<<<<

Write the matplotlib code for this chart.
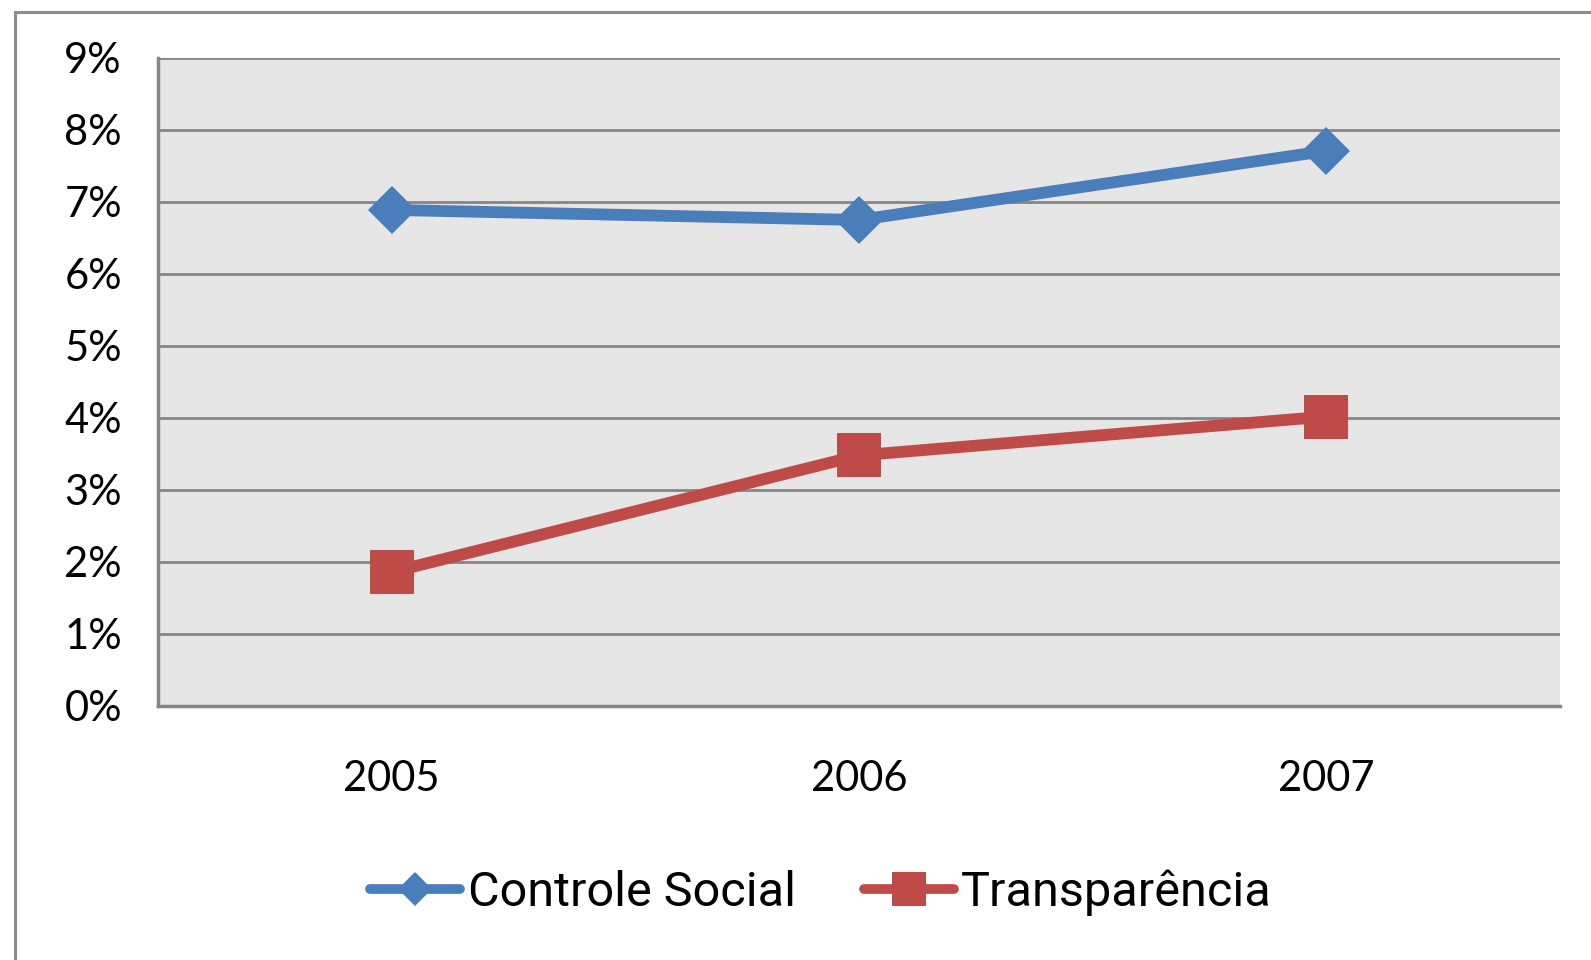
import matplotlib
matplotlib.use('Agg')
import matplotlib.pyplot as plt
from matplotlib.lines import Line2D
from matplotlib.patches import Rectangle
from matplotlib.ticker import FuncFormatter, MultipleLocator

anos = ['2005', '2006', '2007']
controle_social = [6.89, 6.75, 7.71]
transparencia = [1.86, 3.48, 4.02]

azul = '#4A7EBB'
vermelho = '#BE4B48'
cinza = '#868686'

fig = plt.figure(figsize=(15.91, 9.60), dpi=100)
ax = fig.add_axes([0.0993, 0.2646, 0.8812, 0.675])
ax.set_facecolor('#E6E6E6')

x = range(len(anos))
ax.plot(x, controle_social, color=azul, lw=8.5, marker='D', ms=24,
        markeredgewidth=0, solid_capstyle='round', zorder=3)
ax.plot(x, transparencia, color=vermelho, lw=8.5, marker='s', ms=32,
        markeredgewidth=0, solid_capstyle='round', zorder=3)

ax.set_xlim(-0.5, 2.5)
ax.set_ylim(0, 9)
ax.yaxis.set_major_locator(MultipleLocator(1))
ax.yaxis.set_major_formatter(FuncFormatter(lambda v, p: f'{v:.0f}%'))
ax.set_xticks(list(x))
ax.set_xticklabels(anos)

ax.grid(axis='y', color=cinza, lw=2)
ax.set_axisbelow(True)
for s in ['top', 'right']:
    ax.spines[s].set_visible(False)
for s in ['left', 'bottom']:
    ax.spines[s].set_color(cinza)
    ax.spines[s].set_linewidth(2.5)

fonte = ['Lato', 'DejaVu Sans']
ax.tick_params(axis='y', length=0, pad=26, labelsize=30)
ax.tick_params(axis='x', length=0, pad=39, labelsize=30)
for t in ax.get_xticklabels() + ax.get_yticklabels():
    t.set_family(fonte)

handles = [
    Line2D([], [], color=azul, lw=7, marker='D', ms=17, markeredgewidth=0,
           solid_capstyle='round'),
    Line2D([], [], color=vermelho, lw=7, marker='s', ms=24, markeredgewidth=0,
           solid_capstyle='round'),
]
fig.legend(handles, ['Controle Social', 'Transparência'], loc='center',
           bbox_to_anchor=(0.516, 0.0698), ncol=2, frameon=False,
           handlelength=1.85, handletextpad=0.15, columnspacing=1.4,
           prop={'family': ['Roboto', 'DejaVu Sans'], 'size': 35})

fig.add_artist(Rectangle((0.0094, -0.05), 1.2, 1.0375, transform=fig.transFigure,
                         fill=False, edgecolor='#8C8C8C', lw=2.2))

fig.savefig('out.png', dpi=100)
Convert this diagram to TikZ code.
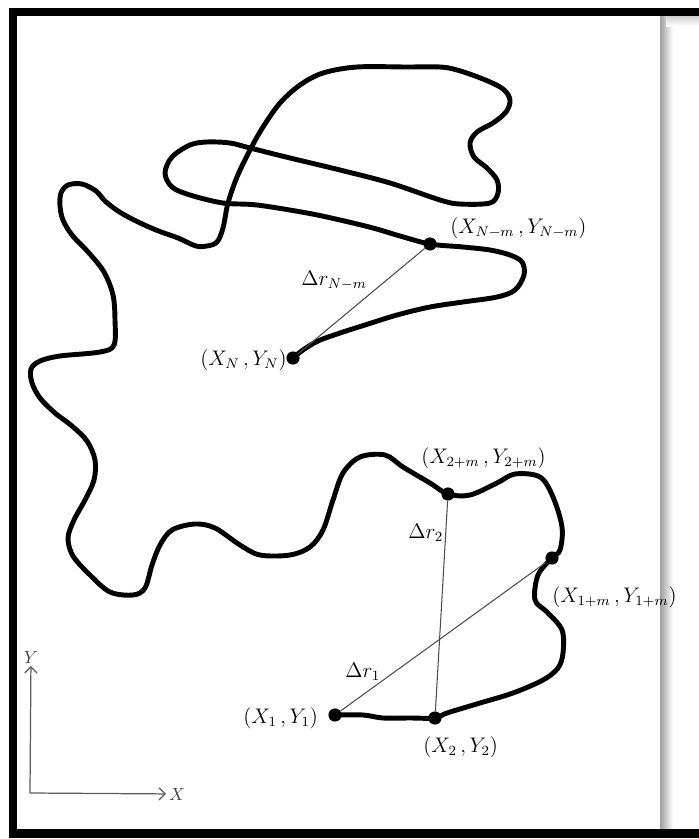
\documentclass[tikz,border=0pt]{standalone}
\usepackage{amsmath}
\usepackage{tikz}
\usetikzlibrary{arrows.meta}

\begin{document}
\begin{tikzpicture}[x=0.02cm,y=-0.02cm,
		track/.style={line width=2.8pt,line join=round,line cap=round},
		chord/.style={gray!60!black,line width=0.6pt},
		dot/.style={circle,fill=black,inner sep=0pt,minimum size=7.5pt},
		lbl/.style={inner sep=0pt,font=\fontsize{11.5}{13}\selectfont},
		axislbl/.style={inner sep=1.5pt,black!75,font=\fontsize{10}{12}\selectfont},
		axisline/.style={gray!70!black,line width=0.7pt,-{Straight Barb[length=3.5pt,width=7pt]}}]
		\useasboundingbox (0,0) rectangle (699,839);
		
		% page shadow on the right
		\shade[left color=gray!75,right color=white] (660,14) rectangle (673,829);
		\shade[top color=gray!45,bottom color=white] (666,14) rectangle (699,26);
		
		% frame
		\draw[line width=5pt] (699,12) -- (13,12) -- (13,833.5) -- (699,833.5);
		
		% the walk
		\draw[track] plot[smooth,tension=0.55] coordinates {
			(293,358) (303,350) (318,341) (340,333) (365,325) (397,315) (430,307)
			(463,302) (497,297) (515,290) (524,275) (522,262) (510,255) (490,250)
			(463,247) (430,244)
			(400,236) (373,228) (340,220) (307,213) (257,205) (223,203) (190,195)
			(172,187) (165,173) (172,157) (190,145) (207,142) (230,143) (250,148)
			(290,158) (340,170) (390,183) (440,200) (460,204) (490,203) (498,193)
			(497,180) (487,168) (474,157) (470,143) (477,132) (493,123) (506,112)
			(510,100) (503,89) (483,79) (457,70) (440,67) (407,67) (357,67)
			(323,73) (300,85) (280,103) (263,127) (250,150) (237,177) (228,203)
			(223,228) (217,242)
			(207,246) (196,246) (178,238) (156,230) (134,220) (118,211) (105,201)
			(96,191) (82,184) (68,185) (61,193) (60,206) (63,220) (72,235) (89,253)
			(104,272) (113,295) (115,320) (114,345) (100,352) (60,356) (40,361)
			(31,369) (32,383) (40,398) (55,413) (72,426) (87,441) (95,460) (94,480)
			(85,500) (74,520) (68,538) (73,556) (90,575) (110,592) (133,595)
			(145,588) (152,565) (160,545) (172,530) (195,524) (215,528) (240,545)
			(260,555) (290,555) (310,547) (323,530) (333,500) (343,473) (360,457)
			(385,455) (403,467) (430,483) (448,494)
			(470,495) (497,483) (515,474) (540,477) (553,497) (562,527) (560,550)
			(552,558) (538,575) (535,600) (547,612) (562,630) (563,653) (558,668)
			(543,680) (513,693) (480,703) (447,713) (435,718) (410,718) (383,718)
			(363,715) (335,715)};
		
		% sampled points
		\node[dot] (pN) at (293,358) {};
		\node[dot] (pNm) at (430,244) {};
		\node[dot] (p2m) at (448,494) {};
		\node[dot] (p1m) at (552,558) {};
		\node[dot] (p2) at (435,718) {};
		\node[dot] (p1) at (335,715) {};
		
		% displacements
		\draw[chord] (pN) -- (pNm);
		\draw[chord] (p1) -- (p1m);
		\draw[chord] (p2) -- (p2m);
		
		% labels
		\node[lbl,anchor=base west] (lNm) at (450,233) {$(X_{N-m}\,,Y_{N-m})$};
		\node[lbl,anchor=base west] (lrNm) at (301,285) {$\Delta r_{N-m}$};
		\node[lbl,anchor=base east] (lN) at (287,365) {$(X_{N}\,,Y_{N})$};
		\node[lbl,anchor=base west] (l2m) at (421,463) {$(X_{2+m}\,,Y_{2+m})$};
		\node[lbl,anchor=base west] (lr2) at (408,538) {$\Delta r_{2}$};
		\node[lbl,anchor=base west] (l1m) at (552,602) {$(X_{1+m}\,,Y_{1+m})$};
		\node[lbl,anchor=base west] (lr1) at (345,677) {$\Delta r_{1}$};
		\node[lbl,anchor=base west] (l1) at (243,723) {$(X_{1}\,,Y_{1})$};
		\node[lbl,anchor=base west] (l2) at (423,752) {$(X_{2}\,,Y_{2})$};
		
		% axes
		\coordinate (O) at (30,793);
		\node[axislbl] (xlab) at (177,794) {$X$};
		\node[axislbl] (ylab) at (31,657) {$Y$};
		\draw[axisline] (O) -- (xlab);
		\draw[axisline] (O) -- (ylab);
	\end{tikzpicture}
\end{document}
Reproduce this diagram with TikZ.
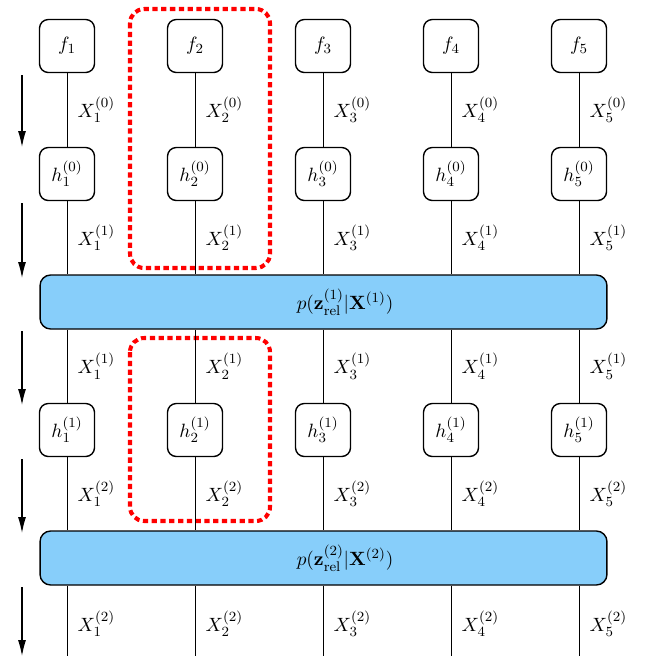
\documentclass[tikz,border=0pt]{standalone}
\usetikzlibrary{arrows.meta}
\definecolor{boxblue}{RGB}{135,206,250}
\tikzset{
  every node/.style={font=\fontsize{11}{13}\selectfont},
  fbox/.style={draw=black, line width=0.8pt, rounded corners=5pt, fill=white, minimum width=1.1cm, minimum height=1.06cm, inner sep=1pt},
  relbox/.style={draw=black, line width=0.8pt, rounded corners=6pt, fill=boxblue, minimum width=11.34cm, minimum height=1.08cm},
  wire/.style={draw=black, line width=0.5pt},
  lab/.style={right, xshift=2.5pt},
  stepline/.style={draw=black, line width=0.6pt, -{Latex[length=9pt,width=4.5pt]}},
  grp/.style={draw=red, line width=2.3pt, dash pattern=on 3pt off 2pt, rounded corners=8pt}
}
\begin{document}
\begin{tikzpicture}[x=0.02cm,y=-0.02cm]
\useasboundingbox (0,0) rectangle (648,656);
% red groups (behind)
\draw[grp] (130,9) rectangle (270,268);
\draw[grp] (130,338) rectangle (270,521);
% blue boxes
\node[relbox] (r1) at (323.5,302) {};
\node[relbox] (r2) at (323.5,558) {};
\node (t1) at (345,302) {$p(\mathbf{z}^{(1)}_{\mathrm{rel}}|\mathbf{X}^{(1)})$};
\node (t2) at (345,558) {$p(\mathbf{z}^{(2)}_{\mathrm{rel}}|\mathbf{X}^{(2)})$};
\foreach \i in {1,...,5} {
  \pgfmathsetmacro{\xx}{67+128*(\i-1)}
  \node[fbox] (f\i) at (\xx,46) {$f_{\i}$};
  \node[fbox] (ha\i) at (\xx,174) {$h^{(0)}_{\i}$};
  \node[fbox] (hb\i) at (\xx,430) {$h^{(1)}_{\i}$};
  \coordinate (e\i) at (\xx,670);
  \draw[wire] (f\i) -- node[lab] {$X^{(0)}_{\i}$} (ha\i);
  \draw[wire] (ha\i) -- node[lab] {$X^{(1)}_{\i}$} (ha\i |- r1.north);
  \draw[wire] (hb\i |- r1.south) -- node[lab] {$X^{(1)}_{\i}$} (hb\i);
  \draw[wire] (hb\i) -- node[lab] {$X^{(2)}_{\i}$} (hb\i |- r2.north);
  \draw[wire] (e\i |- r2.south) -- node[lab, pos=0.45] {$X^{(2)}_{\i}$} (e\i);
}
% direction arrows
\coordinate (a1s) at (22,75);  \coordinate (a1e) at (22,147);
\coordinate (a2s) at (22,203); \coordinate (a2e) at (22,278);
\coordinate (a3s) at (22,331); \coordinate (a3e) at (22,405);
\coordinate (a4s) at (22,459); \coordinate (a4e) at (22,533);
\coordinate (a5s) at (22,587); \coordinate (a5e) at (22,656);
\foreach \k in {1,...,5} { \draw[stepline] (a\k s) -- (a\k e); }
\end{tikzpicture}
\end{document}
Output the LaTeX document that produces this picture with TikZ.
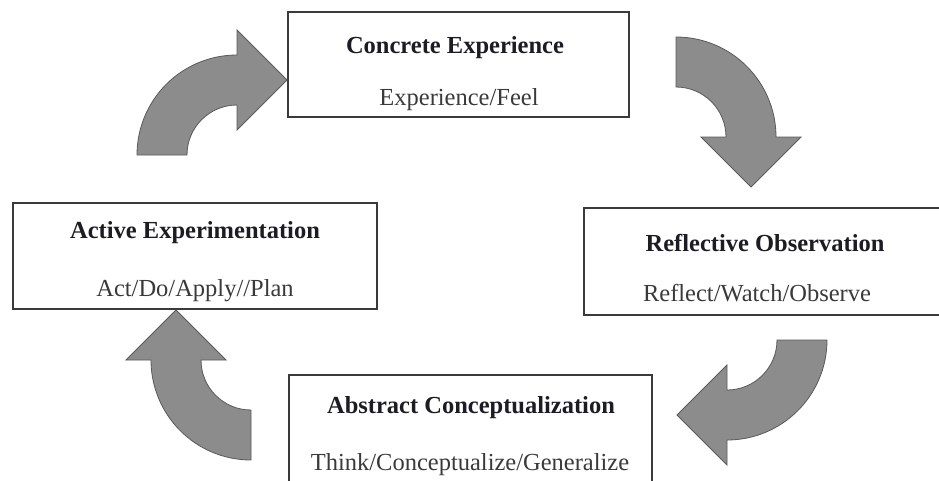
\documentclass[tikz,border=0pt]{standalone}
\usepackage{fontspec}
\setmainfont{Liberation Serif}
\definecolor{arrowfill}{HTML}{8C8C8C}
\definecolor{arrowline}{HTML}{5A5A5A}
\definecolor{boxline}{HTML}{3A3A3A}
\definecolor{titlecol}{HTML}{1C1C24}
\definecolor{subcol}{HTML}{3A3A3A}
\begin{document}
\begin{tikzpicture}[x=1pt,y=-1pt,
  stagebox/.style={draw=boxline, line width=1.8pt, fill=white, inner sep=0pt},
  titletext/.style={anchor=base, font=\fontsize{24.5}{28}\selectfont\bfseries, text=titlecol, inner sep=0pt},
  subtext/.style={anchor=base, font=\fontsize{24.5}{28}\selectfont, text=subcol, inner sep=0pt},
  blockarrow/.style={fill=arrowfill, draw=arrowline, line width=0.8pt, line join=miter}]
\useasboundingbox (0,0) rectangle (939,480);
\fill[white] (0,0) rectangle (939,480);

% boxes
\node[stagebox, minimum width=341pt, minimum height=105pt] (ce) at (458.5,64.5) {};
\node[stagebox, minimum width=358pt, minimum height=107pt] (ro) at (763,261.5) {};
\node[stagebox, minimum width=363pt, minimum height=110pt] (ac) at (470.5,430) {};
\node[stagebox, minimum width=364pt, minimum height=106pt] (ae) at (195,256) {};

% texts
\node[titletext] (ceT) at (455,53) {Concrete Experience};
\node[subtext]   (ceS) at (459,105) {Experience/Feel};
\node[titletext] (roT) at (765,251) {Reflective Observation};
\node[subtext]   (roS) at (757,301) {Reflect/Watch/Observe};
\node[titletext] (acT) at (471,413) {Abstract Conceptualization};
\node[subtext]   (acS) at (470,470) {Think/Conceptualize/Generalize};
\node[titletext] (aeT) at (195,238) {Active Experimentation};
\node[subtext]   (aeS) at (195,296) {Act/Do/Apply//Plan};

% curved block arrows
% top-left (towards Concrete Experience)
\draw[blockarrow] (137,155) arc[start angle=180, end angle=270, radius=100]
  -- (237,30) -- (287,80) -- (237,130) -- (237,105)
  arc[start angle=270, end angle=180, radius=50] -- cycle;
% top-right (towards Reflective Observation)
\draw[blockarrow] (676,37) arc[start angle=-90, end angle=0, radius=100]
  -- (801,137) -- (751,187) -- (701,137) -- (726,137)
  arc[start angle=0, end angle=-90, radius=50] -- cycle;
% bottom-right (towards Abstract Conceptualization)
\draw[blockarrow] (827,340) arc[start angle=0, end angle=90, radius=100]
  -- (727,465) -- (677,415) -- (727,365) -- (727,390)
  arc[start angle=90, end angle=0, radius=50] -- cycle;
% bottom-left (towards Active Experimentation)
\draw[blockarrow] (251,460) arc[start angle=90, end angle=180, radius=100]
  -- (126,360) -- (176,310) -- (226,360) -- (201,360)
  arc[start angle=180, end angle=90, radius=50] -- cycle;
\end{tikzpicture}
\end{document}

>>>>

PROBLEM STATEMENT
Locate the lines above that hold the word "matplotlib". Show every one of them.

FULL ANSWER
Write the matplotlib code for this chart.
import matplotlib
matplotlib.use('Agg')
import matplotlib.pyplot as plt
from matplotlib.lines import Line2D
from matplotlib.patches import Rectangle
from matplotlib.ticker import FuncFormatter, MultipleLocator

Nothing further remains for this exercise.